=== Recorded information ===
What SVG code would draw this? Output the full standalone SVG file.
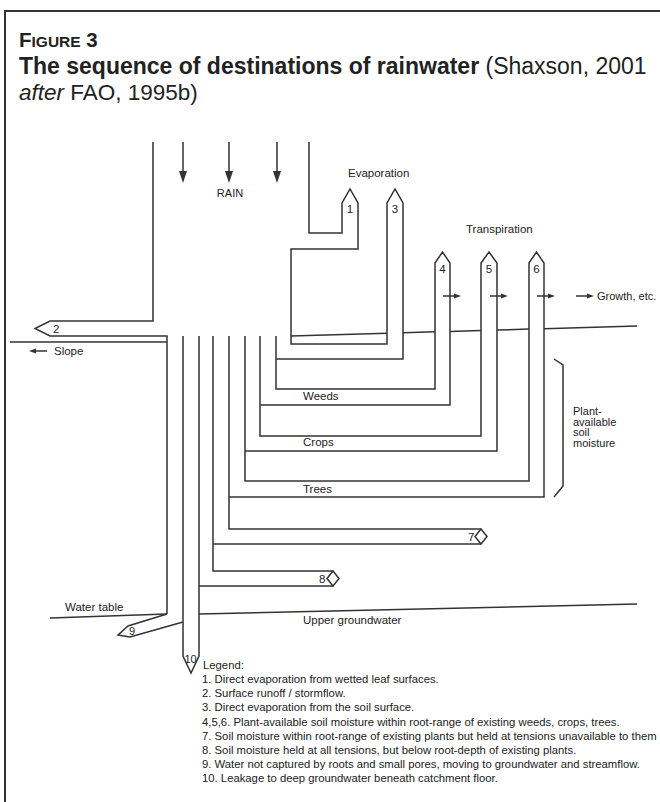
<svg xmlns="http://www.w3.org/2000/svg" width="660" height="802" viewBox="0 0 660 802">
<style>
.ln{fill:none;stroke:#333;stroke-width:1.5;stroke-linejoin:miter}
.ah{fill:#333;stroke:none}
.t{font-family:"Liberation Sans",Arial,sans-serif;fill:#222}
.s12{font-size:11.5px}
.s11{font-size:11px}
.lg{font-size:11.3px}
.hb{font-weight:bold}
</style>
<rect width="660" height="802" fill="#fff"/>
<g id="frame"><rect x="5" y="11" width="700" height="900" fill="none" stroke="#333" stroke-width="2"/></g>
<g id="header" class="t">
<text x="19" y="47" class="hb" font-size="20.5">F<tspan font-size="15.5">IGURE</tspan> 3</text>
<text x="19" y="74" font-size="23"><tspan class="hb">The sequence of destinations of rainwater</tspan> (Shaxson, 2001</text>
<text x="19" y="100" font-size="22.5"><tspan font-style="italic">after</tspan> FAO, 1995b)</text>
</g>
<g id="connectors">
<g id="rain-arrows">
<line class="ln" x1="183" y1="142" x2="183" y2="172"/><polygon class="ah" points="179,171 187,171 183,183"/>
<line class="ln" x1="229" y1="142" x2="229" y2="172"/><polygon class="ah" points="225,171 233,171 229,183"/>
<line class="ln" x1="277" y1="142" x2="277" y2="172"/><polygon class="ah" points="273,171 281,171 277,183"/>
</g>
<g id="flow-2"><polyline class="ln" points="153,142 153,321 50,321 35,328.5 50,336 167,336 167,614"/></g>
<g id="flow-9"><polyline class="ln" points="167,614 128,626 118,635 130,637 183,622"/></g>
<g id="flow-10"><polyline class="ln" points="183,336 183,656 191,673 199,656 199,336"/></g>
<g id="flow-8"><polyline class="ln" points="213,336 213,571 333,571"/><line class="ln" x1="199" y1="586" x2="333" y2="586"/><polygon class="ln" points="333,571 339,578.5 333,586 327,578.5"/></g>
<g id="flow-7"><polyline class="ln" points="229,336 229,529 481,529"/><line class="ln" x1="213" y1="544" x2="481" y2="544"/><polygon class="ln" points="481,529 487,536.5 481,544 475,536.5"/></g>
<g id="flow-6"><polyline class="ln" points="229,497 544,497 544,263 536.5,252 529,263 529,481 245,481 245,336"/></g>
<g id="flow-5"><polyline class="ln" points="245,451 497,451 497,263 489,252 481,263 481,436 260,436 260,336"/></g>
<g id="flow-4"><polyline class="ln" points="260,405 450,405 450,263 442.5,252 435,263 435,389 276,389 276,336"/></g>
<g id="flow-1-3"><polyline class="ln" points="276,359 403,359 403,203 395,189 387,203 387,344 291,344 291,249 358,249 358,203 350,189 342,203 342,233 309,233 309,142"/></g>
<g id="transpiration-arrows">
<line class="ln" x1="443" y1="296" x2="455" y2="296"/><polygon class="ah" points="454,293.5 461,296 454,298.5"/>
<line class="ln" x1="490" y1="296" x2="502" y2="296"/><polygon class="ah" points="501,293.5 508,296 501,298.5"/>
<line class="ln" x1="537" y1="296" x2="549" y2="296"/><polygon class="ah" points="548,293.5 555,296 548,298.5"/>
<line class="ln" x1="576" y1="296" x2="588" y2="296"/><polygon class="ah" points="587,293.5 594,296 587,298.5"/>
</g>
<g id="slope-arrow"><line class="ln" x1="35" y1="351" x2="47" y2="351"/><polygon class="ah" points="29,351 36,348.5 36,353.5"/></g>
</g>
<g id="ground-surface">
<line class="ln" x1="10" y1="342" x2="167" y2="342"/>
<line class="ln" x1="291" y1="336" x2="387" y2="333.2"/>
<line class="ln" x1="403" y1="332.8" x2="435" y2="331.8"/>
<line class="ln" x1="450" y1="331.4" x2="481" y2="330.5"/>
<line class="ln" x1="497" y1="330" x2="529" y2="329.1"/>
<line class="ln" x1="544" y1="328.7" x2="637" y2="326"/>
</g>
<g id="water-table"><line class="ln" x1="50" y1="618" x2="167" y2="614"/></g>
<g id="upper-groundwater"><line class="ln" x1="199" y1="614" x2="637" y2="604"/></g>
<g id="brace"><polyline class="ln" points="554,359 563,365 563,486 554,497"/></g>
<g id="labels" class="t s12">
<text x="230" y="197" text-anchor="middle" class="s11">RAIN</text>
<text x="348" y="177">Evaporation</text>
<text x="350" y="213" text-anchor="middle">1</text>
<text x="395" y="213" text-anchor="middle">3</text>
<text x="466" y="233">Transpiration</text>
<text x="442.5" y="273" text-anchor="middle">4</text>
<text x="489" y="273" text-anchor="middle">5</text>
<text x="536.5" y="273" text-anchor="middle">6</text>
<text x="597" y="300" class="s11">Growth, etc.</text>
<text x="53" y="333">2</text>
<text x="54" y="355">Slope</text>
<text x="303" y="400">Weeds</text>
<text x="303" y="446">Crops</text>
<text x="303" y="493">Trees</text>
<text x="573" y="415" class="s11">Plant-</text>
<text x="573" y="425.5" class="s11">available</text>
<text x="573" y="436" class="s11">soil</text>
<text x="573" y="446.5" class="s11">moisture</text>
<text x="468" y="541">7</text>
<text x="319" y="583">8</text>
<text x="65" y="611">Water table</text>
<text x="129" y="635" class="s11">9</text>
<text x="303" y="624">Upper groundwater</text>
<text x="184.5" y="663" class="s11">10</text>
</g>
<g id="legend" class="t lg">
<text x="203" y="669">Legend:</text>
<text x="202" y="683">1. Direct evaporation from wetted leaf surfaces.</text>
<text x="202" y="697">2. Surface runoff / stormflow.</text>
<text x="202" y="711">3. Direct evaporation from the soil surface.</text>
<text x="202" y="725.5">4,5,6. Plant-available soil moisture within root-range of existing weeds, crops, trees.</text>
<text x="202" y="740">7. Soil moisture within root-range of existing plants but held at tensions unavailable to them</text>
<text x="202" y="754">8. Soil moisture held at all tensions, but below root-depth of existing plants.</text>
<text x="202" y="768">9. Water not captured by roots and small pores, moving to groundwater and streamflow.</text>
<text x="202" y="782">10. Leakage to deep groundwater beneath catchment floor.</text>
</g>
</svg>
===
== Exercise requirements ==
Write out the listing above exactly as it stands, pictures excluded.

== Task output ==
What SVG code would draw this? Output the full standalone SVG file.
<svg xmlns="http://www.w3.org/2000/svg" width="660" height="802" viewBox="0 0 660 802">
<style>
.ln{fill:none;stroke:#333;stroke-width:1.5;stroke-linejoin:miter}
.ah{fill:#333;stroke:none}
.t{font-family:"Liberation Sans",Arial,sans-serif;fill:#222}
.s12{font-size:11.5px}
.s11{font-size:11px}
.lg{font-size:11.3px}
.hb{font-weight:bold}
</style>
<rect width="660" height="802" fill="#fff"/>
<g id="frame"><rect x="5" y="11" width="700" height="900" fill="none" stroke="#333" stroke-width="2"/></g>
<g id="header" class="t">
<text x="19" y="47" class="hb" font-size="20.5">F<tspan font-size="15.5">IGURE</tspan> 3</text>
<text x="19" y="74" font-size="23"><tspan class="hb">The sequence of destinations of rainwater</tspan> (Shaxson, 2001</text>
<text x="19" y="100" font-size="22.5"><tspan font-style="italic">after</tspan> FAO, 1995b)</text>
</g>
<g id="connectors">
<g id="rain-arrows">
<line class="ln" x1="183" y1="142" x2="183" y2="172"/><polygon class="ah" points="179,171 187,171 183,183"/>
<line class="ln" x1="229" y1="142" x2="229" y2="172"/><polygon class="ah" points="225,171 233,171 229,183"/>
<line class="ln" x1="277" y1="142" x2="277" y2="172"/><polygon class="ah" points="273,171 281,171 277,183"/>
</g>
<g id="flow-2"><polyline class="ln" points="153,142 153,321 50,321 35,328.5 50,336 167,336 167,614"/></g>
<g id="flow-9"><polyline class="ln" points="167,614 128,626 118,635 130,637 183,622"/></g>
<g id="flow-10"><polyline class="ln" points="183,336 183,656 191,673 199,656 199,336"/></g>
<g id="flow-8"><polyline class="ln" points="213,336 213,571 333,571"/><line class="ln" x1="199" y1="586" x2="333" y2="586"/><polygon class="ln" points="333,571 339,578.5 333,586 327,578.5"/></g>
<g id="flow-7"><polyline class="ln" points="229,336 229,529 481,529"/><line class="ln" x1="213" y1="544" x2="481" y2="544"/><polygon class="ln" points="481,529 487,536.5 481,544 475,536.5"/></g>
<g id="flow-6"><polyline class="ln" points="229,497 544,497 544,263 536.5,252 529,263 529,481 245,481 245,336"/></g>
<g id="flow-5"><polyline class="ln" points="245,451 497,451 497,263 489,252 481,263 481,436 260,436 260,336"/></g>
<g id="flow-4"><polyline class="ln" points="260,405 450,405 450,263 442.5,252 435,263 435,389 276,389 276,336"/></g>
<g id="flow-1-3"><polyline class="ln" points="276,359 403,359 403,203 395,189 387,203 387,344 291,344 291,249 358,249 358,203 350,189 342,203 342,233 309,233 309,142"/></g>
<g id="transpiration-arrows">
<line class="ln" x1="443" y1="296" x2="455" y2="296"/><polygon class="ah" points="454,293.5 461,296 454,298.5"/>
<line class="ln" x1="490" y1="296" x2="502" y2="296"/><polygon class="ah" points="501,293.5 508,296 501,298.5"/>
<line class="ln" x1="537" y1="296" x2="549" y2="296"/><polygon class="ah" points="548,293.5 555,296 548,298.5"/>
<line class="ln" x1="576" y1="296" x2="588" y2="296"/><polygon class="ah" points="587,293.5 594,296 587,298.5"/>
</g>
<g id="slope-arrow"><line class="ln" x1="35" y1="351" x2="47" y2="351"/><polygon class="ah" points="29,351 36,348.5 36,353.5"/></g>
</g>
<g id="ground-surface">
<line class="ln" x1="10" y1="342" x2="167" y2="342"/>
<line class="ln" x1="291" y1="336" x2="387" y2="333.2"/>
<line class="ln" x1="403" y1="332.8" x2="435" y2="331.8"/>
<line class="ln" x1="450" y1="331.4" x2="481" y2="330.5"/>
<line class="ln" x1="497" y1="330" x2="529" y2="329.1"/>
<line class="ln" x1="544" y1="328.7" x2="637" y2="326"/>
</g>
<g id="water-table"><line class="ln" x1="50" y1="618" x2="167" y2="614"/></g>
<g id="upper-groundwater"><line class="ln" x1="199" y1="614" x2="637" y2="604"/></g>
<g id="brace"><polyline class="ln" points="554,359 563,365 563,486 554,497"/></g>
<g id="labels" class="t s12">
<text x="230" y="197" text-anchor="middle" class="s11">RAIN</text>
<text x="348" y="177">Evaporation</text>
<text x="350" y="213" text-anchor="middle">1</text>
<text x="395" y="213" text-anchor="middle">3</text>
<text x="466" y="233">Transpiration</text>
<text x="442.5" y="273" text-anchor="middle">4</text>
<text x="489" y="273" text-anchor="middle">5</text>
<text x="536.5" y="273" text-anchor="middle">6</text>
<text x="597" y="300" class="s11">Growth, etc.</text>
<text x="53" y="333">2</text>
<text x="54" y="355">Slope</text>
<text x="303" y="400">Weeds</text>
<text x="303" y="446">Crops</text>
<text x="303" y="493">Trees</text>
<text x="573" y="415" class="s11">Plant-</text>
<text x="573" y="425.5" class="s11">available</text>
<text x="573" y="436" class="s11">soil</text>
<text x="573" y="446.5" class="s11">moisture</text>
<text x="468" y="541">7</text>
<text x="319" y="583">8</text>
<text x="65" y="611">Water table</text>
<text x="129" y="635" class="s11">9</text>
<text x="303" y="624">Upper groundwater</text>
<text x="184.5" y="663" class="s11">10</text>
</g>
<g id="legend" class="t lg">
<text x="203" y="669">Legend:</text>
<text x="202" y="683">1. Direct evaporation from wetted leaf surfaces.</text>
<text x="202" y="697">2. Surface runoff / stormflow.</text>
<text x="202" y="711">3. Direct evaporation from the soil surface.</text>
<text x="202" y="725.5">4,5,6. Plant-available soil moisture within root-range of existing weeds, crops, trees.</text>
<text x="202" y="740">7. Soil moisture within root-range of existing plants but held at tensions unavailable to them</text>
<text x="202" y="754">8. Soil moisture held at all tensions, but below root-depth of existing plants.</text>
<text x="202" y="768">9. Water not captured by roots and small pores, moving to groundwater and streamflow.</text>
<text x="202" y="782">10. Leakage to deep groundwater beneath catchment floor.</text>
</g>
</svg>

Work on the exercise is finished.